Another pattern broken: Always teased by my family about my ineptitude with mechanical equipment, when I returned to Phoenix I stubbornly carried all the necessary video equipment, including tripod and cassette player. I proudly came home with forty-eight wonderful hours of Dr. Erickson.
During the next years a group of us met continuously, absorbed the tapes, started the New York Milton H. Erickson Society for Psychotherapy and Hypnosis, began teaching classes, presenting at conferences and consulting. I edited our first newsletter, which came out in 1982, and continued as editor for the next fifteen years. NYSEPH grew and I learned and expanded a tremendous amount by teaching and direction its training program. NYSEPH continues to grow. In 1997 I left to start my own training institute.

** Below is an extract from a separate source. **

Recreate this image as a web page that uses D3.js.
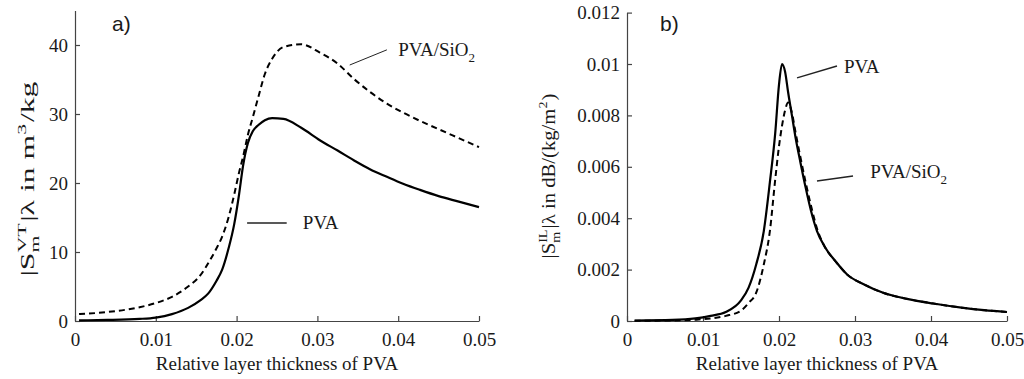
<!DOCTYPE html>
<html>
<head>
<meta charset="utf-8">
<script src="https://cdn.jsdelivr.net/npm/d3@7"></script>
<style>
  body { margin: 0; background: #fff; }
  svg { display: block; }
  text { fill: #1a1a1a; }
</style>
</head>
<body>
<svg width="1024" height="379"></svg>
<script>
// ---- data ----
const xTicks = [0, 0.01, 0.02, 0.03, 0.04, 0.05];
const yTicksA = [0, 10, 20, 30, 40];
const yTicksB = [0, 0.002, 0.004, 0.006, 0.008, 0.01, 0.012];

// panel a) |S_m^VT| lambda
const thickA = [0.0005, 0.004, 0.008, 0.010, 0.012, 0.014, 0.0155, 0.0165, 0.0175, 0.0182, 0.019, 0.0197,
  0.0203, 0.0208, 0.0214, 0.022, 0.0227, 0.0235, 0.0244, 0.0258, 0.028, 0.0303, 0.0325, 0.0345, 0.0365,
  0.0386, 0.0406, 0.0427, 0.045, 0.0475, 0.05];
const pvaA = [0.1, 0.15, 0.3, 0.5, 1.0, 1.9, 3.0, 4.0, 5.8, 7.4, 10.5, 14, 18.3, 22.5, 25.8, 27.5, 28.4,
  29.1, 29.4, 29.3, 28, 26.2, 24.7, 23.3, 22.0, 20.9, 19.9, 19.0, 18.1, 17.3, 16.5];
const sio2A = [1.0, 1.3, 2.0, 2.6, 3.5, 5.0, 6.6, 8.4, 10.5, 12.2, 15, 18.3, 21.5, 23.8, 27, 29.5, 32.5,
  35.8, 38, 39.7, 40.1, 38.9, 37.3, 35.1, 33.2, 31.5, 30.2, 29.0, 27.8, 26.5, 25.2];

// panel b) |S_m^IL| lambda
const thickB = [0.001, 0.006, 0.009, 0.011, 0.013, 0.015, 0.016, 0.017, 0.018, 0.0188, 0.0195, 0.02,
  0.0204, 0.0208, 0.0212, 0.0217, 0.0222, 0.0228, 0.0235, 0.0242, 0.025, 0.026, 0.0275, 0.029, 0.031,
  0.0337, 0.037, 0.0403, 0.044, 0.047, 0.05];
const pvaB = [0.00002, 0.00004, 0.0001, 0.0002, 0.00035, 0.0008, 0.0013, 0.0022, 0.0035, 0.0054, 0.0073,
  0.0092, 0.0100, 0.0097, 0.0089, 0.0080, 0.0071, 0.0062, 0.0052, 0.0043, 0.0035, 0.0029, 0.0023, 0.0018,
  0.00145, 0.0011, 0.00085, 0.00068, 0.00052, 0.00042, 0.00035];
const sio2B = [0.00001, 0.00002, 0.00005, 0.0001, 0.0002, 0.0004, 0.0007, 0.0011, 0.0022, 0.0035, 0.0055,
  0.0068, 0.0076, 0.0082, 0.0085, 0.0081, 0.0073, 0.0064, 0.0054, 0.0045, 0.0036, 0.0029, 0.0023, 0.0018,
  0.00145, 0.0011, 0.00085, 0.00068, 0.00052, 0.00042, 0.00035];

const svg = d3.select('svg');
const serif = '"Liberation Serif", "Times New Roman", serif';
const sans = '"Liberation Sans", Arial, sans-serif';

const panels = [
  {
    tag: 'a)', tagX: 112, left: 75, right: 479, top: 10.5, bottom: 321,
    yMax: 45, yTicks: yTicksA, xs: thickA, solid: pvaA, dashed: sio2A,
    label: [{t: '|S'}, {sup: 'VT', sub: 'm'}, {t: '|λ in m'}, {sup: '3'}, {t: '/kg'}],
    labelX: 34, labelY: 179, labelLen: 195,
    notes: [
      {text: 'PVA/SiO', sub: '2', at: [0.0400, 38.4], line: [[0.0340, 37.1], [0.0386, 39.3]], w: 1},
      {text: 'PVA', at: [0.0282, 13.3], line: [[0.0213, 14.2], [0.0262, 14.2]], w: 1.5}
    ]
  },
  {
    tag: 'b)', tagX: 660, left: 627, right: 1007, top: 12.6, bottom: 321,
    yMax: 0.012, yTicks: yTicksB, xs: thickB, solid: pvaB, dashed: sio2B,
    label: [{t: '|S'}, {sup: 'IL', sub: 'm'}, {t: '|λ in dB/(kg/m'}, {sup: '2'}, {t: ')'}],
    labelX: 555, labelY: 176, labelLen: 165,
    notes: [
      {text: 'PVA', at: [0.02855, 0.00965], line: [[0.02237, 0.00946], [0.02763, 0.00992]], w: 1.5},
      {text: 'PVA/SiO', sub: '2', at: [0.0320, 0.00556], line: [[0.0250, 0.00545], [0.02974, 0.00564]], w: 1.5}
    ]
  }
];

// rotated axis title with stacked super/subscripts, stretched to the length seen in the picture
const drawLabel = (p) => {
  const lg = svg.append('g')
    .attr('transform', `translate(${p.labelX},${p.labelY}) rotate(-90)`);
  const inner = lg.append('g');
  let x = 0;
  const piece = (str, y, size) => {
    const t = inner.append('text')
      .attr('x', x).attr('y', y)
      .attr('font-family', serif).attr('font-size', size)
      .text(str);
    return t.node().getComputedTextLength();
  };
  p.label.forEach(part => {
    if (part.t) {
      x += piece(part.t, 0, 19);
    } else {
      let w = 0;
      if (part.sup) w = Math.max(w, piece(part.sup, -8, 13));
      if (part.sub) w = Math.max(w, piece(part.sub, 5, 13));
      x += w + 1;
    }
  });
  const k = p.labelLen / x;
  inner.attr('transform', `scale(${k},1) translate(${-x / 2},0)`);
};

panels.forEach(p => {
  const x = d3.scaleLinear().domain([0, 0.05]).range([p.left, p.right]);
  const y = d3.scaleLinear().domain([0, p.yMax]).range([p.bottom, p.top]);

  const xAxis = svg.append('g')
    .attr('transform', `translate(0,${p.bottom})`)
    .call(d3.axisBottom(x).tickValues(xTicks).tickSizeInner(-5).tickSizeOuter(0)
      .tickPadding(12).tickFormat(d => String(+d.toFixed(3))));
  const yAxis = svg.append('g')
    .attr('transform', `translate(${p.left},0)`)
    .call(d3.axisLeft(y).tickValues(p.yTicks).tickSizeInner(-5).tickSizeOuter(0)
      .tickPadding(7).tickFormat(d => String(+d.toFixed(4))));

  [xAxis, yAxis].forEach(a => {
    a.select('.domain').attr('stroke', '#444').attr('stroke-width', 1.2);
    a.selectAll('.tick line').attr('stroke', '#444').attr('stroke-width', 1.2);
    a.selectAll('.tick text').attr('font-family', serif).attr('font-size', 19).attr('fill', '#1a1a1a');
  });

  const line = d3.line()
    .x((d, i) => x(p.xs[i]))
    .y(d => y(d))
    .curve(d3.curveMonotoneX);

  svg.append('path')
    .attr('d', line(p.dashed))
    .attr('fill', 'none').attr('stroke', '#000')
    .attr('stroke-width', 2).attr('stroke-dasharray', '6,4');
  svg.append('path')
    .attr('d', line(p.solid))
    .attr('fill', 'none').attr('stroke', '#000')
    .attr('stroke-width', 2.2);

  p.notes.forEach(n => {
    svg.append('line')
      .attr('x1', x(n.line[0][0])).attr('y1', y(n.line[0][1]))
      .attr('x2', x(n.line[1][0])).attr('y2', y(n.line[1][1]))
      .attr('stroke', '#222').attr('stroke-width', n.w);
    const t = svg.append('text')
      .attr('x', x(n.at[0])).attr('y', y(n.at[1]))
      .attr('font-family', serif).attr('font-size', 19)
      .text(n.text);
    if (n.sub) t.append('tspan').attr('dy', 6).attr('font-size', 13).text(n.sub);
  });

  svg.append('text')
    .attr('x', (p.left + p.right) / 2)
    .attr('y', 370)
    .attr('text-anchor', 'middle')
    .attr('font-family', serif).attr('font-size', 19)
    .text('Relative layer thickness of PVA');

  svg.append('text')
    .attr('x', p.tagX).attr('y', 31)
    .attr('font-family', sans).attr('font-size', 21)
    .text(p.tag);

  drawLabel(p);
});
</script>
</body>
</html>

Now, twenty-one years after I met him, I see how my relationship with Erickson moved me into parts of myself I hadn't even known were there. I went far beyond what I had thought were my capabilities. Now, twenty-one years later, I see how my response to his particular kind of awareness carried me into many areas I would never have tried -- taking risks that surprised and delighted even me, transforming my way of working, changing my relationships. His influence brought me to people I could not have conceived of working with and counting as my dear friends -- Virginia Satir, Moshe Feldenkrais, Kay Thompson. He was so at home with his own unconscious that I learned self- trust. Somehow I think his African Violet metaphor wove itself into my life.
I never had a sister. After I met Erickson, I found my sister. Her name was Kay Thompson. She was passionately committed to his work and she and I were on the same wavelength.
There is not one area of my life that has not been richly colored by Erickson's turn of mind, his agility with language and the awarenesses that have reverberated in me long after my first experience with him. And I am not alone. I know many eight-cylinder people who were going on two cylinders when thy met him who are now going on full power.
In 1983 NYSEPH dedicated fifteen smoke bushes to Dr. Erickson's memory in Central Park. In her dedication, Kay Thompson said: "All I can do is teach what I think he taught me….Then the second generation Ericksonians teach the third generation Ericksonians and then it goes on and it gets changed and it gets modified the same way that the trees get modified when there is too much wind…"
After she died we dedicated to Kay a flourishing young blue spruce that stands where she stood when she dedicated the smoke bushes sixteen years before.
As a result of travel, teaching and training I have beloved friends in Sweden, Germany, Poland. Italy, Denmark, Croatia, New York, and in many parts of the United States. I think we are connected by an invisible bond. Perhaps we self-selected because we were drawn to a man who said: "There are two things in life we can be sure of: change and suffering. Our job is to bring as much joy into life as we can." That is a vision worth evolving and teaching -- each in our own unique way.
Even though my work and life have been profoundly changed by my contact with Milton Erickson, it is hard for me to put into words the essence of his impact on me. His consciousness transmitted something that I still carry around with me. Recently I watched a moving presentation of vibrating fractals radiating brilliantly-colored designs, each one a powerful work of art. I am still resonating to it. I keep thinking about chaos theory and the strange attractor. I think Erickson was my strange attractor.